Emotional is not a word associated with the hardheaded, severe and disciplined Lee. Neither, seemingly, is mortal–Lee was so enduring a public figure for so long that he appeared to transcend impermanence. But in recent years a mellowing Lee openly broached the subject of dying: he felt himself growing weaker with age, he said, and wanted to go quickly when the time came.
The time was 3:18 a.m. on March 23, when the 91-year-old Lee, Singapore’s Prime Minister for three decades, died in the 50th year of independence of the city-state that he molded into one of the most sophisticated places on the planet. His nation mourned his passing. “He inspired us, gave us courage, kept us together and brought us here,” said Prime Minister Lee Hsien Loong, Lee’s son. “He … made us proud to be Singaporeans.”
Lee’s life traced a long arc of modern East Asian history, with the last vestiges of colonialism, the advent of affluence, the introduction of democracy (albeit flawed and limited), the spread of globalization, the decline of Japan and the rise of China, and now the retreat to nationalism. He was not so much an architect of change–his stage, Singapore, was, perhaps regrettably for him, too small to be a global player–as an observer of the way of the world, from nation building to geopolitics to terrorism and everything in between. Overseas, Lee was largely seen as a statesman–“legendary” (Barack Obama), “brilliant” (Rupert Murdoch), “never wrong” (Margaret Thatcher). Upon his death, a chorus of world leaders paid tribute to him.
But at home Lee was above all the man in charge. His ethos was both broad and narrow, often controversial and always trenchant. Government required a long reach. Economic development needed to precede democracy, and even then, civil liberties should be restricted and dissent monitored, even curtailed. The community trumped the individual. “Asian values” is what Lee and his ilk called their credo.

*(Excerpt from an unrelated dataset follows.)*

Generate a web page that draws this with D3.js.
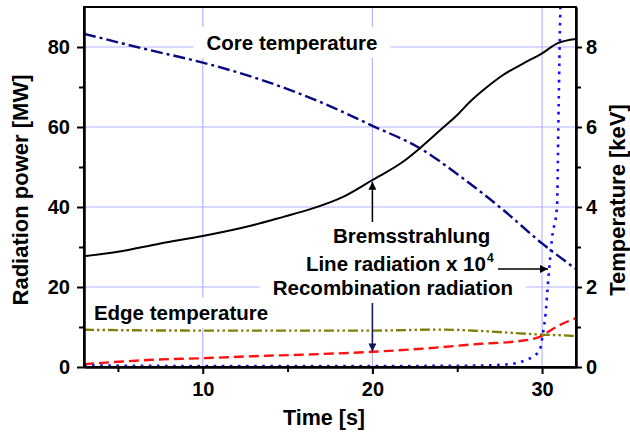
<!DOCTYPE html>
<html>
<head>
<meta charset="utf-8">
<script src="https://cdn.jsdelivr.net/npm/d3@7"></script>
<style>
body { margin: 0; background: #fff; }
svg { display: block; font-family: Arial, "Liberation Sans", sans-serif; font-weight: bold; }
</style>
</head>
<body>
<svg id="chart"></svg>
<script>
// ticks
var timeTicks = [10, 20, 30];
var timeMinor = [5, 15, 25];
var powerTicks = [0, 20, 40, 60, 80];
var powerMinor = [10, 30, 50, 70];
var tempTicks = [0, 2, 4, 6, 8];
var tempMinor = [1, 3, 5, 7];

// series: [time s, value]  (power in MW, temperature in keV)
var bremsstrahlung = [[3,27.7],[5,28.8],[7.5,30.9],[10,32.75],[13,35.5],[14.8,37.6],[16.3,39.4],[18.3,42.6],[20,46.75],[21.8,51.3],[22.8,54.7],[24.2,60],[25,63],[25.75,66.3],[26.7,69.8],[27.7,73],[28.9,75.9],[30,78.4],[30.9,80.9],[32,82]];
var lineRadiation = [[3,0.4],[6,0.3],[10,0.25],[15,0.25],[20,0.25],[25,0.3],[27,0.45],[28,0.7],[28.6,1.1],[29.2,2],[29.6,3],[29.85,4],[29.96,6],[30.08,9.2],[30.2,13],[30.33,20],[30.6,32.6],[30.88,40],[30.98,66],[31.08,90],[31.15,100]];
var recombination = [[3,0.7],[5,1.3],[7,1.8],[10,2.2],[13,2.7],[16,3.1],[20,3.8],[23,4.6],[26.4,5.8],[28.7,6.5],[29.9,7.6],[30.7,9.7],[31.3,11],[32,12.2]];
var coreTemperature = [[3,8.33],[6.7,7.94],[10,7.61],[13.8,7.13],[16.9,6.63],[20,6.03],[22.8,5.47],[25.2,4.76],[27.7,3.93],[30,3.09],[32,2.45]];
var edgeTemperature = [[3,0.93],[10,0.91],[20,0.91],[24,0.935],[26.4,0.9],[29.1,0.83],[30,0.81],[31.7,0.78],[32,0.77]];

var width = 630, height = 432;
var x = d3.scaleLinear().domain([3, 32]).range([84, 576]);
var yP = d3.scaleLinear().domain([0, 90]).range([367, 7]);
var yT = d3.scaleLinear().domain([0, 9]).range([367, 7]);

var svg = d3.select("#chart").attr("width", width).attr("height", height);

svg.append("defs").append("clipPath").attr("id", "plot")
	.append("rect")
	.attr("x", x.range()[0]).attr("y", yP.range()[1])
	.attr("width", x.range()[1] - x.range()[0])
	.attr("height", yP.range()[0] - yP.range()[1]);

var markers = [["arrowBlack", "#000"], ["arrowNavy", "#14145a"]];
svg.select("defs").selectAll("marker")
	.data(markers)
	.enter().append("marker")
	.attr("id", function(d) { return d[0]; })
	.attr("viewBox", "0 -5 10 10")
	.attr("refX", 10)
	.attr("refY", 0)
	.attr("markerUnits", "userSpaceOnUse")
	.attr("markerWidth", 9)
	.attr("markerHeight", 8)
	.attr("orient", "auto")
	.append("path")
	.attr("d", "M0,-5L10,0L0,5Z")
	.attr("fill", function(d) { return d[1]; });

var gridG = svg.append("g");
var boxG = svg.append("g");
var curveG = svg.append("g").attr("clip-path", "url(#plot)");
var axisG = svg.append("g");
var textG = svg.append("g");
var arrowG = svg.append("g");

// grid
gridG.selectAll("line.h")
	.data(powerTicks.filter(function(d) { return d > 0; }))
	.enter().append("line")
	.attr("x1", x.range()[0]).attr("x2", x.range()[1])
	.attr("y1", yP).attr("y2", yP)
	.attr("stroke", "#b4b4ff").attr("stroke-width", 1.2);
gridG.selectAll("line.v")
	.data(timeTicks)
	.enter().append("line")
	.attr("x1", x).attr("x2", x)
	.attr("y1", yP.range()[0]).attr("y2", yP.range()[1])
	.attr("stroke", "#b4b4ff").attr("stroke-width", 1.2);

// curves
var lineP = d3.line().x(function(d) { return x(d[0]); }).y(function(d) { return yP(d[1]); }).curve(d3.curveMonotoneX);
var lineT = d3.line().x(function(d) { return x(d[0]); }).y(function(d) { return yT(d[1]); }).curve(d3.curveMonotoneX);

var series = [
	{ data: edgeTemperature, line: lineT, color: "#80800a", width: 2.4, dash: "10,3,2.5,3,2.5,3" },
	{ data: coreTemperature, line: lineT, color: "#0a0a80", width: 2.4, dash: "12,4,3,4" },
	{ data: recombination, line: lineP, color: "#ff1010", width: 2.4, dash: "10,5" },
	{ data: lineRadiation, line: lineP, color: "#1010ff", width: 2.6, dash: "2.6,5.5" },
	{ data: bremsstrahlung, line: lineP, color: "#000", width: 2, dash: null }
];
series.forEach(function(s) {
	curveG.append("path")
		.attr("d", s.line(s.data))
		.attr("fill", "none")
		.attr("stroke", s.color)
		.attr("stroke-width", s.width)
		.attr("stroke-dasharray", s.dash);
});

// axes
function styleAxis(g) {
	g.attr("font-family", null).attr("font-size", 20).attr("font-weight", "bold");
	g.selectAll("path, line").attr("stroke", "#000").attr("stroke-width", 2);
	g.selectAll("text").attr("fill", "#000");
}
axisG.append("g").attr("transform", "translate(" + x.range()[0] + ",0)")
	.call(d3.axisLeft(yP).tickValues(powerTicks).tickSize(7).tickPadding(7).tickSizeOuter(0)).call(styleAxis);
axisG.append("g").attr("transform", "translate(" + x.range()[0] + ",0)")
	.call(d3.axisLeft(yP).tickValues(powerMinor).tickSize(5).tickFormat("").tickSizeOuter(0)).call(styleAxis);
axisG.append("g").attr("transform", "translate(" + x.range()[1] + ",0)")
	.call(d3.axisRight(yT).tickValues(tempTicks).tickSize(6).tickPadding(4).tickSizeOuter(0)).call(styleAxis);
axisG.append("g").attr("transform", "translate(" + x.range()[1] + ",0)")
	.call(d3.axisRight(yT).tickValues(tempMinor).tickSize(5).tickFormat("").tickSizeOuter(0)).call(styleAxis);
axisG.append("g").attr("transform", "translate(0," + yP.range()[0] + ")")
	.call(d3.axisBottom(x).tickValues(timeTicks).tickSize(7).tickPadding(8).tickSizeOuter(0)).call(styleAxis);
axisG.append("g").attr("transform", "translate(0," + yP.range()[0] + ")")
	.call(d3.axisBottom(x).tickValues(timeMinor).tickSize(5).tickFormat("").tickSizeOuter(0)).call(styleAxis);
axisG.append("rect")
	.attr("x", x.range()[0]).attr("y", yP.range()[1])
	.attr("width", x.range()[1] - x.range()[0])
	.attr("height", yP.range()[0] - yP.range()[1])
	.attr("fill", "none").attr("stroke", "#000").attr("stroke-width", 2);

// axis titles
axisG.append("text")
	.attr("transform", "translate(28,190) rotate(-90)")
	.attr("text-anchor", "middle").attr("font-size", 22)
	.text("Radiation power [MW]");
axisG.append("text")
	.attr("transform", "translate(625,200) rotate(-90)")
	.attr("text-anchor", "middle").attr("font-size", 22)
	.text("Temperature [keV]");
axisG.append("text")
	.attr("x", 324).attr("y", 425)
	.attr("text-anchor", "middle").attr("font-size", 21.5)
	.text("Time [s]");

// annotations: [label, time, MW, anchor]
var labels = [
	["Core temperature", 15.26, 79.25, "middle"],
	["Edge temperature", 8.72, 11.75, "middle"],
	["Bremsstrahlung", 22.31, 31, "middle"],
	["Line radiation x 10", 16.08, 24, "start"],
	["Recombination radiation", 21.21, 18, "middle"]
];
labels.forEach(function(l) {
	var t = textG.append("text")
		.attr("x", x(l[1])).attr("y", yP(l[2]))
		.attr("text-anchor", l[3]).attr("font-size", 20.5)
		.text(l[0]);
	if (l[0].indexOf("10") > 0) {
		t.append("tspan").attr("dx", 1).attr("dy", -9).attr("font-size", 12).text("4");
	}
	var b = t.node().getBBox();
	boxG.append("rect")
		.attr("x", b.x - 13).attr("y", b.y - 4)
		.attr("width", b.width + 26).attr("height", b.height + 8)
		.attr("fill", "#fff");
});

// arrows: [t1, MW1, t2, MW2, marker]
var arrows = [
	[20, 36.25, 20, 46.3, "arrowBlack", "#000"],
	[27.4, 24.5, 30.35, 24.5, "arrowBlack", "#000"],
	[20, 16, 20, 3.9, "arrowNavy", "#14145a"]
];
arrowG.selectAll("line")
	.data(arrows)
	.enter().append("line")
	.attr("x1", function(d) { return x(d[0]); })
	.attr("y1", function(d) { return yP(d[1]); })
	.attr("x2", function(d) { return x(d[2]); })
	.attr("y2", function(d) { return yP(d[3]); })
	.attr("stroke", function(d) { return d[5]; })
	.attr("stroke-width", 1.5)
	.attr("marker-end", function(d) { return "url(#" + d[4] + ")"; });
</script>
</body>
</html>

Although Singapore holds open elections and Lee’s party always won big–partly because it delivered, partly because it commanded the most resources–he was not always a fan of democracy. “[Its] exuberance leads to undisciplined and disorderly conditions which are inimical to development,” he said. “The ultimate test of the value of a political system is whether it helps … improve the standard of living for the majority of its people.” Whether Lee intended it or not, his template for Singapore became a model for many authoritarian governments that saw its success as an example of how prosperity could be achieved while controlling freedom.
Lee even sweated the small stuff. Citizens were told to flush public toilets. Most kinds of chewing gum were banned. Spitters were heavily fined, and for some offenses, authorities inflicted caning as punishment. That some of Lee’s social strictures drew mockery or censure abroad mattered little to him. The de facto covenant was this: Singapore’s officials would run the city-state effectively and cleanly, and in return its people would toe the line. “If Singapore is a nanny state, then I am proud to have fostered one,” Lee unapologetically wrote in his memoirs.
Today Singapore is not as tightly wound as before. Its citizens are more vocal and the government more responsive to their grievances. But such burdens of office are no longer for Lee. No-nonsense to the end, he didn’t overthink his legacy. “I am not given to making sense out of life, or coming up with some grand narrative of it,” he wrote in 2013. “I have done what I had wanted to, to the best of my ability. I am satisfied.” So passes the man from Singapore, who became a man of his time.